Senator in the Spanish Parliament
- In office 10 November 2019 – 30 May 2023

Segovia city councillor
- In office 27 March 2009 – 28 May 2023

Personal details
- Born: December 26, 1984 (age 41) Salamanca, Spain
- Party: People's Party
- Education: IES Andrés Laguna University of Valladolid
- Occupation: Politician

= Pablo Pérez Coronado =

Spanish politician, economist and professor

Pablo Pérez Coronado (26 December 1984, Salamanca, Spain) is a Spanish politician, economist and professor of the People's Party, currently a member of the Spanish Parliament in the XV legislature, and has also been a senator in the XIV legislature as well as a councillor and mayoral candidate for the same party in the city of Segovia.

== Biography ==

Although he was born in Salamanca on 26 December 1984, he has always lived in Segovia. He graduated in Business Administration and Management from the University of Valladolid and also as an EFA-certified Asset Manager from the Spanish Institute of Financial Analysts. From 2007 to 2008 he worked at Bankinter as a private banking manager and then from 2008 to 2010 as an investment advisor. Since 2009 he has been a lecturer at the University of Valladolid and from 2010 to 2019 he has been appointed director of Renta 4 Banco.

In 2012 he was appointed director of the private entity Gestión y Calidad Turística Ciudad de Segovia, S.A.U., a commercial company created by Segovia City Council and chaired by its then mayor Pedro Arahuetes.

== Political career ==
At the age of 17 he joined the New Generations of the People's Party, which he would preside from 2006 to 2014. In the 2007 municipal elections he was a candidate for councillor in Segovia, but after not being elected, he had to wait until 27 March 2009, when, following the resignation of two councillors from his party, he took over the post.

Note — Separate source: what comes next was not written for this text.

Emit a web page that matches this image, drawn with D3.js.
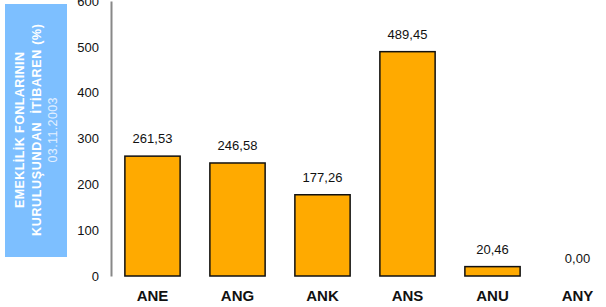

He was a councillor until the municipal elections of 2023, when he no longer stood.

In the municipal elections of 2019 he was a candidate for mayor, not without some controversy for having been imposed as mayor by party actors from outside Segovia, in these elections the mayor Clara Luquero managed to revalidate her position and Pablo Pérez was the leader of the opposition in the city council.

In the general elections of November 2019 he was elected senator and in the Spanish general elections of 2023 he headed the list of the People's Party for the Congress of Deputies, winning the position of deputy with two of the three seats to be distributed, in both elections he ran for the constituency of Segovia.